**** Supplied material
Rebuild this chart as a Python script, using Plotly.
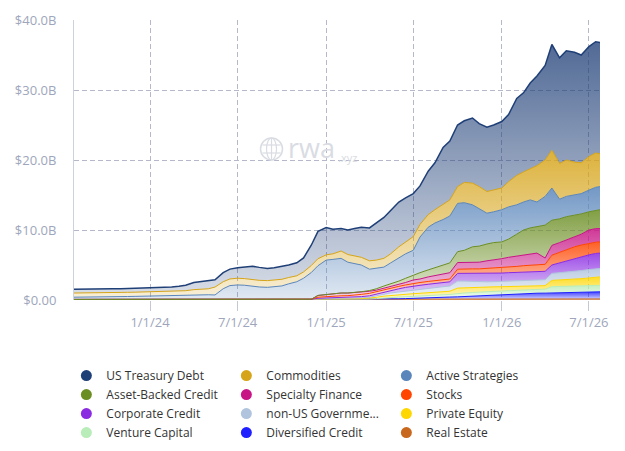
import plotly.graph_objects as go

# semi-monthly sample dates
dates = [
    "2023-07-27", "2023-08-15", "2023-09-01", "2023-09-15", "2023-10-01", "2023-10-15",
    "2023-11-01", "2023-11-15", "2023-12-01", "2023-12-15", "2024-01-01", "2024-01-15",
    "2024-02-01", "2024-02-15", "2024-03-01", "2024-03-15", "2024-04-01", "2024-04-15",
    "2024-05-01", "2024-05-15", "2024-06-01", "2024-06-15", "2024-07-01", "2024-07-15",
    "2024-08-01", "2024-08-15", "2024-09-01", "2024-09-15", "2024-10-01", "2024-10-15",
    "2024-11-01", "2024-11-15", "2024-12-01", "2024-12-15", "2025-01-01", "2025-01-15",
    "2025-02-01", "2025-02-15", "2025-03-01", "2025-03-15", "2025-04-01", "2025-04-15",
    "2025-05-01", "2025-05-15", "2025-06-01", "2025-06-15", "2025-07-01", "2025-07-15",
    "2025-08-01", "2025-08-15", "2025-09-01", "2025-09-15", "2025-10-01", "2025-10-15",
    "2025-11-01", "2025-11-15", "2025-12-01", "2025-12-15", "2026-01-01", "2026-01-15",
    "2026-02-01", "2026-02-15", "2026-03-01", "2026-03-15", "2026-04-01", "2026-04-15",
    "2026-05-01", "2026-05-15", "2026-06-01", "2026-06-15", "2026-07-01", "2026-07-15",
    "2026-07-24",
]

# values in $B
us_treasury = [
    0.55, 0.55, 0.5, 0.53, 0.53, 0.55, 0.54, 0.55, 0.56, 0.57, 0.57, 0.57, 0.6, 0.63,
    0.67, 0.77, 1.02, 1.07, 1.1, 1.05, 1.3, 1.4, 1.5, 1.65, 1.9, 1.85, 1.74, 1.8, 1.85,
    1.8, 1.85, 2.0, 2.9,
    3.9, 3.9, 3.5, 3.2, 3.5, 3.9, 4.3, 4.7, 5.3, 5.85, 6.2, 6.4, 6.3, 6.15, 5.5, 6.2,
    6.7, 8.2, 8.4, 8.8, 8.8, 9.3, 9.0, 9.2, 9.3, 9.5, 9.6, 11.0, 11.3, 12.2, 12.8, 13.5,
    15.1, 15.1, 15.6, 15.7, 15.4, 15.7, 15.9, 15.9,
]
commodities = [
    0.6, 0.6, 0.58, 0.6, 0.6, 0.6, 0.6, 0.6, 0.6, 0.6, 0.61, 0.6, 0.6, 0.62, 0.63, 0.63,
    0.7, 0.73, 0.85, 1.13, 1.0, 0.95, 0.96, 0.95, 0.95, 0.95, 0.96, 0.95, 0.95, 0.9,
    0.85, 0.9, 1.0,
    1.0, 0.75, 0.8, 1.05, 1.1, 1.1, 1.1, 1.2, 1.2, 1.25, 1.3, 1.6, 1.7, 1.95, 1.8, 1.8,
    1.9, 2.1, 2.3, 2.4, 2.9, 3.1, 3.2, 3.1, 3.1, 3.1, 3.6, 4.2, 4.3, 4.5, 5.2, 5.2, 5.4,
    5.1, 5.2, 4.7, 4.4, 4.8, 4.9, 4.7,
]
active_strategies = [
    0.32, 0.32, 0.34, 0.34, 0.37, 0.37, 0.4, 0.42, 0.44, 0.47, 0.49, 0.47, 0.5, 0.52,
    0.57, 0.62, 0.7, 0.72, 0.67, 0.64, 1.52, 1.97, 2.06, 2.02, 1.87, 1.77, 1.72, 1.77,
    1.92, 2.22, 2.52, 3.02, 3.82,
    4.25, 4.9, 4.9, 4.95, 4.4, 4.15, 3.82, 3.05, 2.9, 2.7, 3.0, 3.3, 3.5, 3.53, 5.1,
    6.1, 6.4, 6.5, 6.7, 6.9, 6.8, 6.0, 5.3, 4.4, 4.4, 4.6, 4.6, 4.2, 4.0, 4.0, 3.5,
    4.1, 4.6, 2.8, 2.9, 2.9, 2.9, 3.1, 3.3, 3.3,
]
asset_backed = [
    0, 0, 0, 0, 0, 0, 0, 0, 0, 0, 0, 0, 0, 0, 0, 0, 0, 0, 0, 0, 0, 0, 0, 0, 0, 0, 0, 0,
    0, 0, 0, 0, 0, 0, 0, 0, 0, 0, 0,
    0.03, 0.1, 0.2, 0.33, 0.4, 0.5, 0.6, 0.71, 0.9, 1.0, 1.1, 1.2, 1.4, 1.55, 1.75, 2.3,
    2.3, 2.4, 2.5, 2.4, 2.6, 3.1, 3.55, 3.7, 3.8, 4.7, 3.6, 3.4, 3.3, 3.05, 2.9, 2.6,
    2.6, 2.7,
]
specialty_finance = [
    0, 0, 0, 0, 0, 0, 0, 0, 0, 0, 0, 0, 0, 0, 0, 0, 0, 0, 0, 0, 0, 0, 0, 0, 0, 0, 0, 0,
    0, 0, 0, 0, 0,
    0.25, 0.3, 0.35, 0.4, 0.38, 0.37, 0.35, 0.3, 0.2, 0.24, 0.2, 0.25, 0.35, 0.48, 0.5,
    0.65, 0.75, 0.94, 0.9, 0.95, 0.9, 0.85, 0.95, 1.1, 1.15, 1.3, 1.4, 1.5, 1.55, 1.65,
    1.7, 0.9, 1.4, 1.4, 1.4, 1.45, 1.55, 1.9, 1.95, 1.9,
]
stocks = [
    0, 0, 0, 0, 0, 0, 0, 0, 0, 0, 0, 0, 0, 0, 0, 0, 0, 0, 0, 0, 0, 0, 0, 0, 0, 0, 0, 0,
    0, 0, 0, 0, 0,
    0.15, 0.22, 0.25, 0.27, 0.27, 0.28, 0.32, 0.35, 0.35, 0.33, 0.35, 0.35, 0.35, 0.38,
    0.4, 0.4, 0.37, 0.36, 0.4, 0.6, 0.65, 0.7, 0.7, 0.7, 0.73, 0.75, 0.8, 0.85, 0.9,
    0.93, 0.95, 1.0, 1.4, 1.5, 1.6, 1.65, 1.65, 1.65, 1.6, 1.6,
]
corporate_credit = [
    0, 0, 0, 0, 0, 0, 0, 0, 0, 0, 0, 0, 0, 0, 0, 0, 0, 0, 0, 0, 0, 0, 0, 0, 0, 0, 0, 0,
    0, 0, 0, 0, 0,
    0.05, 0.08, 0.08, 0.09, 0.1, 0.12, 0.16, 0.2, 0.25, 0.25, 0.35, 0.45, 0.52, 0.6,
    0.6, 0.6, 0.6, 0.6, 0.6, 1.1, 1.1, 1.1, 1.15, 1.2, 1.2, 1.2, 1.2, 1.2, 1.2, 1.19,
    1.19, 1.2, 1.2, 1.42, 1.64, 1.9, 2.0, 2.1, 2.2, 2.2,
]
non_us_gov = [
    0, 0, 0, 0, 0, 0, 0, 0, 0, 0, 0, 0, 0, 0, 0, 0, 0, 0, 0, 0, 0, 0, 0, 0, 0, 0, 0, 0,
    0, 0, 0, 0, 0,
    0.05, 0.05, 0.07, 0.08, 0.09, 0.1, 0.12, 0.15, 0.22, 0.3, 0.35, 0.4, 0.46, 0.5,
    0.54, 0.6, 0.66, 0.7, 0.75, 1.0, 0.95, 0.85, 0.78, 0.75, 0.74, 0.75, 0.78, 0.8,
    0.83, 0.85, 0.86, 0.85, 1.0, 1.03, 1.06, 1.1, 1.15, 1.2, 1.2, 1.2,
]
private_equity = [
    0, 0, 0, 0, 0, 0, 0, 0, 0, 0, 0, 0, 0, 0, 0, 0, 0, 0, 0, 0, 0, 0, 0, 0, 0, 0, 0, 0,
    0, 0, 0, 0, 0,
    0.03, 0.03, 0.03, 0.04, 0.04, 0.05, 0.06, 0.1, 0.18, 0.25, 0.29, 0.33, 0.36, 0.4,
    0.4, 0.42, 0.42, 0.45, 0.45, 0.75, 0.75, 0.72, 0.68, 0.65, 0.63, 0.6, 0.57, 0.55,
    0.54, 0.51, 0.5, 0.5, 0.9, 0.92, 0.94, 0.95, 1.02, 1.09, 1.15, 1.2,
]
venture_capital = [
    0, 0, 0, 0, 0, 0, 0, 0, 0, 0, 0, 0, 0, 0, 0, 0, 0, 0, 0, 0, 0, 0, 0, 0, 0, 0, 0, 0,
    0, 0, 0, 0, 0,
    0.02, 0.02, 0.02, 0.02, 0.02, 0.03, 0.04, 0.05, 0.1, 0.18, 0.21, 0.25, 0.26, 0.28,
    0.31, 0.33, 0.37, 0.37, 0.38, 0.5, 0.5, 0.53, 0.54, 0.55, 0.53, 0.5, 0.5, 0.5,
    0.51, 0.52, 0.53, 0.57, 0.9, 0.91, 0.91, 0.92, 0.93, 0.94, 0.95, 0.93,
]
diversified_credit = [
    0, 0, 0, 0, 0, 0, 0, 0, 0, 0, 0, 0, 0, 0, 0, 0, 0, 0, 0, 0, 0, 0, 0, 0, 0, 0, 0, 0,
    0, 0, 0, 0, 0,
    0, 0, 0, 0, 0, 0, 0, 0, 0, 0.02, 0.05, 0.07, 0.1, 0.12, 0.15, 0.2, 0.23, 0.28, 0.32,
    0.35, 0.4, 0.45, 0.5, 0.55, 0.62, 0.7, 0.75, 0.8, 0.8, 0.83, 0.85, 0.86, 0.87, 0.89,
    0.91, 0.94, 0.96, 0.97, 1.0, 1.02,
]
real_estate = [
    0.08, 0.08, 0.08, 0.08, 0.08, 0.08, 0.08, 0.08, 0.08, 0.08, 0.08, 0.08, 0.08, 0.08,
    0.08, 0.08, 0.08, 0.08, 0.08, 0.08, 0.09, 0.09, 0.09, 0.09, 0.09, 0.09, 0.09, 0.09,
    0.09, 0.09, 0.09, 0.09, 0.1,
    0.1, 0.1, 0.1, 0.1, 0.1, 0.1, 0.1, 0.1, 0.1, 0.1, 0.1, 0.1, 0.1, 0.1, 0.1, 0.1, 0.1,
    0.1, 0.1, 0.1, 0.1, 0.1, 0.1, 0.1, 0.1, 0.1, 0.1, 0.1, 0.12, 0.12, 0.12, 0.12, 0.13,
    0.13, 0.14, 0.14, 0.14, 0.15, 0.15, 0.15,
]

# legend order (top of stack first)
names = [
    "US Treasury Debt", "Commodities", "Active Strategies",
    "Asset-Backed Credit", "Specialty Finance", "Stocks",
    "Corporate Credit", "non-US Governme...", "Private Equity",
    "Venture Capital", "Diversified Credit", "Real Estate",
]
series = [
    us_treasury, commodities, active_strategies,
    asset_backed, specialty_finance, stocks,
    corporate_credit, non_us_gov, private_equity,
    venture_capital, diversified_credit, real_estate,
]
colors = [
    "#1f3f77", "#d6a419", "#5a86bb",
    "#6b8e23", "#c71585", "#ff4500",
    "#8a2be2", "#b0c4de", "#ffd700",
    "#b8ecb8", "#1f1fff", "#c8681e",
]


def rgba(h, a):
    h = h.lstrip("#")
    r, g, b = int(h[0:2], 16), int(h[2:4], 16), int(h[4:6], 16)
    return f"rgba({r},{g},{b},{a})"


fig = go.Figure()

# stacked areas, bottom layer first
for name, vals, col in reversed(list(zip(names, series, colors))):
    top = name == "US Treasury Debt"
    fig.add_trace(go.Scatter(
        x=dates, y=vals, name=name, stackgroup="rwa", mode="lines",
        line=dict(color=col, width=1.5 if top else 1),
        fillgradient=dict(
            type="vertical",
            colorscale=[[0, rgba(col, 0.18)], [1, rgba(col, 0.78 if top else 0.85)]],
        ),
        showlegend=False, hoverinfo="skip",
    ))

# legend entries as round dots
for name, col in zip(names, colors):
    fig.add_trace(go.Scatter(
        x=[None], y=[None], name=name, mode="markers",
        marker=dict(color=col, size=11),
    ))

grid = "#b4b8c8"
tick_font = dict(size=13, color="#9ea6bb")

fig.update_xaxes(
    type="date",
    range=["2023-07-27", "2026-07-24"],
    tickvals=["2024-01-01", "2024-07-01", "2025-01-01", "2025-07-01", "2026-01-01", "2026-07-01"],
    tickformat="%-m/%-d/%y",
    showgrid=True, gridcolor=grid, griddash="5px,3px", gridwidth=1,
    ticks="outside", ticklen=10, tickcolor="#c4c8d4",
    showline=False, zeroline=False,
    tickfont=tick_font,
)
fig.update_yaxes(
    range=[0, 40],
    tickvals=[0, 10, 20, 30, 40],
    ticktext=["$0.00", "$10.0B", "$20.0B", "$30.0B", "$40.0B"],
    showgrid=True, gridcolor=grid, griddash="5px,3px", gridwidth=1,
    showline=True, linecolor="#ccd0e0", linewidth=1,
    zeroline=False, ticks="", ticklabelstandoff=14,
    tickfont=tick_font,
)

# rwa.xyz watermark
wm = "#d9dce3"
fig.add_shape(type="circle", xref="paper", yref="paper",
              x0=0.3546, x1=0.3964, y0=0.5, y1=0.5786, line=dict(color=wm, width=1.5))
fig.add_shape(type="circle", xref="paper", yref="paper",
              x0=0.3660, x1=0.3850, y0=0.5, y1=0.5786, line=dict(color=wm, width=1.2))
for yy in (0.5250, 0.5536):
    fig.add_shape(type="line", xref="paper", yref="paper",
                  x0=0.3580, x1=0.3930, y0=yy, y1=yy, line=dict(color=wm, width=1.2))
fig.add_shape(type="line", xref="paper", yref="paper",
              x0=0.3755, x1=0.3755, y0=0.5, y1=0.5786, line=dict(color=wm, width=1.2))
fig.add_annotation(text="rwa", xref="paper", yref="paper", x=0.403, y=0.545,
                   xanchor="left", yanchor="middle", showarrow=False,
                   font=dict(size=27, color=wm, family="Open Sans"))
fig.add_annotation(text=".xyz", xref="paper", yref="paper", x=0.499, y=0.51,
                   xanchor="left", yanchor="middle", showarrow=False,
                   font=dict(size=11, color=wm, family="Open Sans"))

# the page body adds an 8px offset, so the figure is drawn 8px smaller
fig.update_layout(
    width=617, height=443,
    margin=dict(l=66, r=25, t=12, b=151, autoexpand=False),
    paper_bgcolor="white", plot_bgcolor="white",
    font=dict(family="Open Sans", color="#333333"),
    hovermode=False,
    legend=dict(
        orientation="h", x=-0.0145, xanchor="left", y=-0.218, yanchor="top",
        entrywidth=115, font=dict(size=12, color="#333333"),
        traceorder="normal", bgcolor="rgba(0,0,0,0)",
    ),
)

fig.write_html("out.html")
********
### Do this:
Go from the first line of the listing to the line holding "import plotly.graph_objects as go" and, please, transcribe those lines exactly, both included, with no pictures.

### Reply to the task:
Rebuild this chart as a Python script, using Plotly.
import plotly.graph_objects as go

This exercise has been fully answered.